The U.S. Interagency Council on Homelessness (USICH) recently started an intensive process to create a new Federal Strategic Plan to Prevent and End Homelessness. As we undertake this mission, we’re keenly aware of how much the world, and our work, has changed in only a year and a half.
The COVID-19 pandemic has presented unprecedented threats to the lives of people experiencing homelessness, slowed down re-housing, and put millions of Americans at risk of losing their homes.
The murder of George Floyd sparked a racial justice movement about the urgent need for change and accountability in all of our public policies and programs that have fostered decades of systemic racism and disproportionately high rates of homelessness among Black, Indigenous, and People of Color (BIPOC).
The Biden-Harris administration passed the American Rescue Plan, which represents a once-in-a-generation opportunity to significantly reduce homelessness in some communities and end it in others.
In the decade after we released our first federal strategic plan, overall homelessness dropped 9%—nearly 50% among veterans and 30% among families.
Unfortunately, much of that progress stalled in the last few years.
Starting in 2016, homelessness has been on the rise. In just the last year, from 2019 to 2020, chronic homelessness increased 15%, and some troubling trends emerged. For the first time since the U.S. started collecting this data, more individuals experiencing homelessness were unsheltered than sheltered, and there was an increase in the number of unsheltered families with children.
Even more troubling, all of this data was captured before the pandemic. If we don’t act now, the current situation could get worse before it gets better. That’s a frightening thought, but the American Rescue Plan gives us hope.
If we center equity and use these resources strategically, we can not only address the immediate needs of the pandemic but also invest in long-term solutions to homelessness. Along with the CARES Act, the American Rescue Plan can quickly rehouse more people than ever before—up to 211,000 households. The federal strategic plan, no matter what direction it takes, will help communities maximize these historic resources.
There are many unknowns about the next federal strategic plan, but one thing is clear: It will reflect USICH’s values of racial equity, Housing First, decriminalization, and inclusion. At the core of these values is the belief that housing should be a right—not a privilege.
USICH believes we will never end homelessness until every American has equal opportunity to live in a safe and affordable home. For far too long, Black, Indigenous, and People of Color (BIPOC) have been denied equitable access to housing and the systems that help people stay housed: health care, education, employment. Research shows that racial equity has benefits for society as a whole.
USICH believes in evidence-based practices, particularly Housing First. Compared to other interventions, Housing First has been proven to quickly rehouse people and to reduce the likelihood of experiencing homelessness again. It’s also the most effective intervention for chronic homelessness.
USICH believes the decriminalization of homelessness is essential to ending it and to closing the revolving door between incarceration and homelessness. Experiencing homelessness does not make someone a criminal—or a bad person. Instead of implementing unproven, ineffective measures against people without a home—most commonly through bans on camping—governments should invest in programs and services that are proven to rehouse people and to keep them permanently housed.

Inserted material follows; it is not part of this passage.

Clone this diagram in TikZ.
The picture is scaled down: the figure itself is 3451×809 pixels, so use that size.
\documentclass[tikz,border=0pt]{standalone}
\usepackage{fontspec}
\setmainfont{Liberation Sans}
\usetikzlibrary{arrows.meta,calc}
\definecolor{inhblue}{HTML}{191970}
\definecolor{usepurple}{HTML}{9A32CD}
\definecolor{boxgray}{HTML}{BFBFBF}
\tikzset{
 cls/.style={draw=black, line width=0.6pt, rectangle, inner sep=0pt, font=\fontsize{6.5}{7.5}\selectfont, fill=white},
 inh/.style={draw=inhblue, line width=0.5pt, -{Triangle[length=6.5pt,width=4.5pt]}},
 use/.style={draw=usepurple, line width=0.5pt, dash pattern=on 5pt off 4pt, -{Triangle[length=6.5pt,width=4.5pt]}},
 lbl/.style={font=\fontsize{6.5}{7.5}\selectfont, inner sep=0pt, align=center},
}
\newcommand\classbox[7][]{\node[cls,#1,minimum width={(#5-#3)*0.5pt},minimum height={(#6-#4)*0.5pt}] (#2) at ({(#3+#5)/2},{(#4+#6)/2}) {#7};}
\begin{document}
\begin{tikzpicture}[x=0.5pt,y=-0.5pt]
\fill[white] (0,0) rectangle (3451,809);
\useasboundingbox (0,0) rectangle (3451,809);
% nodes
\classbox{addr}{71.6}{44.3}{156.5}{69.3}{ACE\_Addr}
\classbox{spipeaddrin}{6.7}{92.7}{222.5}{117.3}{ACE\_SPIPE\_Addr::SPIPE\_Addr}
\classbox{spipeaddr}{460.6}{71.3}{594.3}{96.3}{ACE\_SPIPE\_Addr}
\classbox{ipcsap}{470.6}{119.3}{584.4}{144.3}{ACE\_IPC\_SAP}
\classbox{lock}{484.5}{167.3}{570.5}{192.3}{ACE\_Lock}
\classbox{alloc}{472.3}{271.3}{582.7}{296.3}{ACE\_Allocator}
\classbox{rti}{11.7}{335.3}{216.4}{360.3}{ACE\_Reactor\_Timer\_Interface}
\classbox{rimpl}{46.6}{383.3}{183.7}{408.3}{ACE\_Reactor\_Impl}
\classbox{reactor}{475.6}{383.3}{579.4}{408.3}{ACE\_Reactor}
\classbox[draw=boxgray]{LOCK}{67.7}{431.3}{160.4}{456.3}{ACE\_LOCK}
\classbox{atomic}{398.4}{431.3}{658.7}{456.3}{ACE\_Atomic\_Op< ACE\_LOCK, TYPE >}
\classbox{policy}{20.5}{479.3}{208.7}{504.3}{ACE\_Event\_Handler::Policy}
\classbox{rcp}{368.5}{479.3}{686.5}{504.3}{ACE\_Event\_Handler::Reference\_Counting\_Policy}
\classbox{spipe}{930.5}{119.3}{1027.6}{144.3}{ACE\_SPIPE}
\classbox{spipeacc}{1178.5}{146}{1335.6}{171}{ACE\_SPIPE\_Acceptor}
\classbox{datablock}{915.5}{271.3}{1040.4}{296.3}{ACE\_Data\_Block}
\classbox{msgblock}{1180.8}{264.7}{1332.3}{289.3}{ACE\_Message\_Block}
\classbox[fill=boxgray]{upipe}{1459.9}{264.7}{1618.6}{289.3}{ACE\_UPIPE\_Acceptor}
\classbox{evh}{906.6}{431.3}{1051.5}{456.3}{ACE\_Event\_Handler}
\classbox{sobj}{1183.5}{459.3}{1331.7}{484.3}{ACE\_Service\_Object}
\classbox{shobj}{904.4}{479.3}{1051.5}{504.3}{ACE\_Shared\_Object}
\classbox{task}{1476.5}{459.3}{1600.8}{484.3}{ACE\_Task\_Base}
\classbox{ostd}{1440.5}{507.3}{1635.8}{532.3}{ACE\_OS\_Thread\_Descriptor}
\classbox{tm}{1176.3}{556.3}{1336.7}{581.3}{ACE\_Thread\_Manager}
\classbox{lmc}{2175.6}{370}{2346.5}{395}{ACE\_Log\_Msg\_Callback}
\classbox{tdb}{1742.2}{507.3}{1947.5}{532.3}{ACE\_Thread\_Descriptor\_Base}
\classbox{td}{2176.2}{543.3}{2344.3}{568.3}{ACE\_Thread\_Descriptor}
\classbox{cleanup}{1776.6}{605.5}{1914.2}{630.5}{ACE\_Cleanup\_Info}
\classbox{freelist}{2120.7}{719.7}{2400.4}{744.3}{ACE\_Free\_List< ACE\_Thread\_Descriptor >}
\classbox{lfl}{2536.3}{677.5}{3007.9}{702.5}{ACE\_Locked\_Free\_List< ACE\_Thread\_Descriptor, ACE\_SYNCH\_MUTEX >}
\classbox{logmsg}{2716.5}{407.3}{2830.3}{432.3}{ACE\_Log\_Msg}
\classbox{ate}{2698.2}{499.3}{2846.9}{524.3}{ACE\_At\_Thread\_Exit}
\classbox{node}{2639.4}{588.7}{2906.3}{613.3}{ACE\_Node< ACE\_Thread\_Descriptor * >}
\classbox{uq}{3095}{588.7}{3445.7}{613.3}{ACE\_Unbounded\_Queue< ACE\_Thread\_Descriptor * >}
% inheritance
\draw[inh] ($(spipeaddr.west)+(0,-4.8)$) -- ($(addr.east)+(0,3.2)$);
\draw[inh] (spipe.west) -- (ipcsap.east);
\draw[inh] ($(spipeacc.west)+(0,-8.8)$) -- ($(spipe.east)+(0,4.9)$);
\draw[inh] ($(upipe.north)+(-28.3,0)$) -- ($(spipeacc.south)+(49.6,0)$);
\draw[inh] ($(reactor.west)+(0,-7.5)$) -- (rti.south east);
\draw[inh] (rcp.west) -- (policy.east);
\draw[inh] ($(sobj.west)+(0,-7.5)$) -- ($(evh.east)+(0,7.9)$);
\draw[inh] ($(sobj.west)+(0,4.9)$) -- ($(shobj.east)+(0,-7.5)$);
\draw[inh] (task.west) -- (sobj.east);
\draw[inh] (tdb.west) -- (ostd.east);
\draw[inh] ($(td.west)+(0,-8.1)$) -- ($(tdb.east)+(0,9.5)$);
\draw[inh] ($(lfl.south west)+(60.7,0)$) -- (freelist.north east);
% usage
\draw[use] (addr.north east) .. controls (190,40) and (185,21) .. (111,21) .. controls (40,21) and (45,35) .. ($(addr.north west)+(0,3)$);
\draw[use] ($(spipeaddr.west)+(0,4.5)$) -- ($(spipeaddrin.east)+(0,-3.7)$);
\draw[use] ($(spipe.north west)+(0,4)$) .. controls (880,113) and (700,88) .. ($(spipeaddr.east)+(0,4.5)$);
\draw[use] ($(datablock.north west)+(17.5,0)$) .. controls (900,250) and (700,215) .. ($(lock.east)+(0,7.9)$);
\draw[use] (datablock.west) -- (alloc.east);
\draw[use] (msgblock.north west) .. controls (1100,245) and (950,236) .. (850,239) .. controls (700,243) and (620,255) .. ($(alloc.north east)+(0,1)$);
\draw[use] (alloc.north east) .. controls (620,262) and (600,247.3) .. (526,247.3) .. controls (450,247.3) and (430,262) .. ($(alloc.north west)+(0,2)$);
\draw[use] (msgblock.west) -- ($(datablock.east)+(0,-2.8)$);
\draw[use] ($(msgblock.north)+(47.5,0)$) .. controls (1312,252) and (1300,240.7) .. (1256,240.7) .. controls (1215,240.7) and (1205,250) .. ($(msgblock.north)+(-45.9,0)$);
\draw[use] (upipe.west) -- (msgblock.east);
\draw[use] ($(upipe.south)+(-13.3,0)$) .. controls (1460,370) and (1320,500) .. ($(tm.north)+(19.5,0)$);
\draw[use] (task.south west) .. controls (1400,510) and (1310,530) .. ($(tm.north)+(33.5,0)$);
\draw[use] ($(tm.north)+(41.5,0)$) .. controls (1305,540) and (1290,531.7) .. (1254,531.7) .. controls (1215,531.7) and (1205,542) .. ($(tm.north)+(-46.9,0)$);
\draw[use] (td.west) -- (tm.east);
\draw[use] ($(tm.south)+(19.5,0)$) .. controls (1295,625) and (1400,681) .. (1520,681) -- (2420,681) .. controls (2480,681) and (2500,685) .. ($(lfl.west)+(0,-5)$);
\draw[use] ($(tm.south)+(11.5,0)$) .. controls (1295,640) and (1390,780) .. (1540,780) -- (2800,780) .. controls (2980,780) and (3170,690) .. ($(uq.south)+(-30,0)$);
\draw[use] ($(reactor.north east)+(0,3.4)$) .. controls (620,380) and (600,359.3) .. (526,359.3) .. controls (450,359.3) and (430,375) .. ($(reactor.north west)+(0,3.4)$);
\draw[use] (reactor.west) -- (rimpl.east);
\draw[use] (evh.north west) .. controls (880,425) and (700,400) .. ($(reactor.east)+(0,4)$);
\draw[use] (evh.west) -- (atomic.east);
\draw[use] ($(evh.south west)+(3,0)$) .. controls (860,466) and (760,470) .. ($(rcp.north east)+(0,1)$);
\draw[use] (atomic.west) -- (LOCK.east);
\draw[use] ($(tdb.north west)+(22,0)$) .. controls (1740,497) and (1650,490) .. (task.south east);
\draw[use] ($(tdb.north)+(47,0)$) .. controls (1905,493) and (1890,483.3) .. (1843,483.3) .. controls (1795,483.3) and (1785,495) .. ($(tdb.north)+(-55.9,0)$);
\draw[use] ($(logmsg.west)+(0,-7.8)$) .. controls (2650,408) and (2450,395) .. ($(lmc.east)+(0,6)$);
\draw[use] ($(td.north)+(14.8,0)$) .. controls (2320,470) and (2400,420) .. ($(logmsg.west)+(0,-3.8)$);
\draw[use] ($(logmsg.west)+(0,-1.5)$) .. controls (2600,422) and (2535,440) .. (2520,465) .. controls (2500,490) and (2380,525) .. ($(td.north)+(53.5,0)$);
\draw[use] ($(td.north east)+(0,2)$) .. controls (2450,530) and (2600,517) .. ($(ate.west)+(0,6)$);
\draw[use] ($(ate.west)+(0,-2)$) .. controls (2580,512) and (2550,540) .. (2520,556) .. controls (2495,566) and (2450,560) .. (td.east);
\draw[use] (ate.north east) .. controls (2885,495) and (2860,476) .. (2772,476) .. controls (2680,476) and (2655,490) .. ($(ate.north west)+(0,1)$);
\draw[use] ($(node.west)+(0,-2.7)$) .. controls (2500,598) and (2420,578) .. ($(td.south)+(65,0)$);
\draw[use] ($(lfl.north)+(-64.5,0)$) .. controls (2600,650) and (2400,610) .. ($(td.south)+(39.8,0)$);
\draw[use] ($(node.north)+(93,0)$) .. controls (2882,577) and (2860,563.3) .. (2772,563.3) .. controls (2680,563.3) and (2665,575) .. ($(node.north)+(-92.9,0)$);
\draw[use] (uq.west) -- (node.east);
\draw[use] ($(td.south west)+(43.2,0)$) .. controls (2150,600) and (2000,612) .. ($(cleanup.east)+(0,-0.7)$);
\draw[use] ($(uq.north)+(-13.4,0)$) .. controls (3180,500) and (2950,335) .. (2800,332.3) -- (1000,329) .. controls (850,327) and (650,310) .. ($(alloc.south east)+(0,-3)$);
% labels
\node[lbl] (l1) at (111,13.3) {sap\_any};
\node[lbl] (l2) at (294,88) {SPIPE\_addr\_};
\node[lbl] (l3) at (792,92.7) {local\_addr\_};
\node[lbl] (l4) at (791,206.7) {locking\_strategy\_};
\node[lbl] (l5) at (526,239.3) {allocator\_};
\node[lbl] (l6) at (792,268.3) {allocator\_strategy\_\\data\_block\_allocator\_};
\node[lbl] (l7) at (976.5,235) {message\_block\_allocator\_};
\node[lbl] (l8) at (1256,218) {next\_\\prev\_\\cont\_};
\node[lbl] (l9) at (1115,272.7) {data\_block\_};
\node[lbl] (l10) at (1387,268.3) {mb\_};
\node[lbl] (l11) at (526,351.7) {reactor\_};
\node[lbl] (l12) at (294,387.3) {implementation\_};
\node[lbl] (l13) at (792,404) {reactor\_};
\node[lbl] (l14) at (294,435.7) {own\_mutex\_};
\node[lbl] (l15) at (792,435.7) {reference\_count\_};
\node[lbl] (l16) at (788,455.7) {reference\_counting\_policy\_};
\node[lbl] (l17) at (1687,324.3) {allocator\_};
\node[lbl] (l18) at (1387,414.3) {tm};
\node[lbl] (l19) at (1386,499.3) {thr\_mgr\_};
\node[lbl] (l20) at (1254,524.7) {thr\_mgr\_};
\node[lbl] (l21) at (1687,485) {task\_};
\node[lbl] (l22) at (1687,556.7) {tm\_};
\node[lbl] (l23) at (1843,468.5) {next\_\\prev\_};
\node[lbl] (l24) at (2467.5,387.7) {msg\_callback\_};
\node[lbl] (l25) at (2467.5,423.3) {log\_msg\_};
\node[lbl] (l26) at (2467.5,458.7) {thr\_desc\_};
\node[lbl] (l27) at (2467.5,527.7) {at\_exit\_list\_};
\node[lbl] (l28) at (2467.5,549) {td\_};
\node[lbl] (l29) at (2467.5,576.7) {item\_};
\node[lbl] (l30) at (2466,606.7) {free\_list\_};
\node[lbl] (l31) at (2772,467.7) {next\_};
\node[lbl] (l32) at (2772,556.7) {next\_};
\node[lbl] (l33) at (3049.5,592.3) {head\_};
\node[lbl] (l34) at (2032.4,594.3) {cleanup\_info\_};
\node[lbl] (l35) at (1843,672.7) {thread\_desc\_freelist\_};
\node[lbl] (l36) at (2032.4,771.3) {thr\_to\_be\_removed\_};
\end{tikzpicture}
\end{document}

USICH believes people with lived experience play a critical role in the goal of ending homelessness. People who have experienced homelessness must be meaningfully included in decision-making about the planning and implementation of policies and programs. Many of the most effective and most equitable innovations, such as Housing First, were born from listening to people who have been in the shoes of the people they help.
As we create the next federal strategic plan, the first and most important part of our process is listening.
We’re spending hundreds of hours collecting feedback—online and in listening sessions—from people who are part of the response to homelessness, people who have a vested interest in ending homelessness, and people who have experienced homelessness. We’re talking to our federal partners; to state, local, and tribal leaders; to Continuums of Care and homeless housing, outreach, and service providers; to affordable housing developers; to faith-based organizations; and to so many others.
Our job is to help communities prevent and end homelessness. We can’t do that without listening to the people who are doing the work to make that happen.
But these conversations are empty without people who have personally experienced homelessness. We know that no two experiences are the same and that sharing those experiences can be traumatic. USICH is immensely grateful to anyone willing to share this part of themselves to help others.
We know how to end homelessness in this country. Together, we can make it happen.